In the production of elongated magnetic articles, such as axially leaded diodes, it is beneficial to mechanically convey such articles within a given operation or from one operation to another. Conventionally an elongated article is conveyed in one of two principal modes which are characterized by the orientation of the article with respect to a path in which it is travelling. If such article is oriented with its elongate dimension parallel to the path, it is said to be travelling longitudinally. If the article is oriented with its elongate dimension perpendicular to the path, it is said to be travelling laterally. Each mode of conveying has its separate characteristics and is selected accordingly for a particular application.
In the process treatment of axially leaded diodes within a given operation, it is typically advantageous to convey such diodes in a lateral manner. For example, in a paint drying operation, a chain conveyor moves the diodes laterally in a spaced, parallel relationship through a lengthy oven. For testing and taping diodes, they are typically disposed in a similar manner on the peripheral surface of a wheel. To feed diodes onto such wheels, they are typically suspended in a magnetic bin which maintains the orientation and advances the diodes in a lateral manner.
It is a characteristic of lateral conveying that each article can be treated on an individual and successive basis with the articles loaded to a high density along the path of travel. It is a further characteristic that conveying speeds are slow to permit individual treatment and to maintain the lateral orientation. A problem is that moving articles laterally requires equipment which is expensive, which consumes considerable space, and which is not easily changed with regard to article speed or direction. Because of the slow speed of article travel, however, there is a minimum of wear on equipment or damage to an article, even when the movement of an article is terminated.
Both lateral and longitudinal modes of travel have been used for conveying articles from one operation to another. However, until recent years, it is believed that there has been little mechanical conveying of devices between operations in the electronic industry using either mode of travel. For example, a batch of axially leaded devices, typically has been run through a lead straightener and captured in a container. The container has then been manually carried and emptied into an orienting apparatus such as a magnetic bin which fed the diodes onto a testing wheel. Consequently, in the integration of electronic operations, there appears to be a long felt need for inter-operational conveying without the problems associated with lateral conveying.
In a longitudinal mode of conveying elongated articles, troughs and tubes are often used to support and guide the articles with the motive power typically supplied by the force of gravity or a stream of air. Troughs appear to be used primarily for conveying over short distances or where in-transit treatment is desired, within a given operation. It will be appreciated that tubing offers little such in-transit treatment of articles enclosed therewithin. It will also be appreciated that utilization of the force of gravity is limited by available differences in equipment elevation in a production line.

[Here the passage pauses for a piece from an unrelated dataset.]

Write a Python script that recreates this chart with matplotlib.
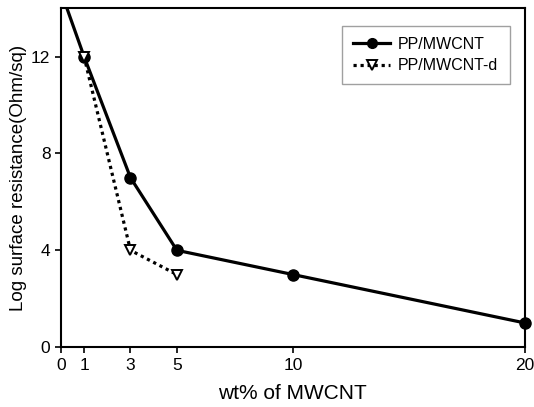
import matplotlib.pyplot as plt
from matplotlib.lines import Line2D

plt.rcParams['font.family'] = ['Liberation Sans', 'DejaVu Sans']

# data
wt = [0, 1, 3, 5, 10, 20]
pp_mwcnt = [14.7, 12, 7, 4, 3, 1]
wt_d = [1, 3, 5]
pp_mwcnt_d = [12, 4, 3]
xticks = [0, 1, 3, 5, 10, 20]
yticks = [0, 4, 8, 12]

fig = plt.figure(figsize=(5.34, 4.07), dpi=100)
ax = fig.add_axes([0.114, 0.147, 0.869, 0.833])

# solid line is clipped at the top, markers are not (last one sits on the spine)
ax.plot(wt, pp_mwcnt, color="black", lw=2.3)
ax.plot(wt[1:], pp_mwcnt[1:], ls="none", color="black", marker="o", ms=8,
        clip_on=False, zorder=3)
ax.plot(wt_d, pp_mwcnt_d, color="black", lw=2.3, ls=(0, (1, 1.2)),
        marker="v", ms=7.5, mfc="white", mew=1.4, zorder=4)
ax.set_xlim(0, 20)
ax.set_ylim(0, 14)
ax.set_xticks(xticks)
ax.set_yticks(yticks)
ax.tick_params(direction="out", length=4, width=1.2, labelsize=12.5)
for s in ax.spines.values():
    s.set_linewidth(1.5)

ax.set_xlabel("wt% of MWCNT", fontsize=15, labelpad=8)
ax.set_ylabel("Log surface resistance(Ohm/sq)", fontsize=13.5, labelpad=3)

handles = [
    Line2D([], [], color="black", lw=2.3, marker="o", ms=7),
    Line2D([], [], color="black", lw=2.3, ls=(0, (1, 1.2)), marker="v",
           ms=7, mfc="white", mew=1.4),
]
leg = ax.legend(handles, ["PP/MWCNT", "PP/MWCNT-d"], loc="upper right",
                bbox_to_anchor=(0.984, 0.972), fontsize=11.5,
                frameon=True, fancybox=False, handlelength=2.3,
                borderpad=0.7, labelspacing=0.4, handletextpad=0.5)
leg.get_frame().set_edgecolor("#888888")
leg.get_frame().set_linewidth(1.0)

plt.savefig("out.png", dpi=100)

Fortunately, air-powered tubes are typically quite inexpensive, they consume little space, and are accommodating to changes in speed and direction of article travel. However, if articles are to be delivered for individual and successive treatment, low air pressure is typically used, producing only moderate speeds and low density loading. The problem is that high speeds typically produce almost intolerable terminating conditions. For example, an axially leaded diode has a pair of wire-like leads extending from a generally central, body portion. Such leads are quite susceptible to being bent in the course of terminating a diode travelling longitudinally at high speeds.
Despite the termination problem, high speed, longitudinal conveying of diodes is desirable for special applications. These applications include long distance conveying between operations and short distance recycling of diodes within an operation. For example, in a polarity testing operation, it is desirable to capture a diode of reversed polarity at the output and to return the diode in a reoriented manner to the input of the testing apparatus.
In the long or the short distance applications, it is desirable that a longitudinally oriented diode, travelling at high speeds be decelerated, reoriented, and fed into a lateral conveying apparatus without damage to the article or excessive wear on equipment.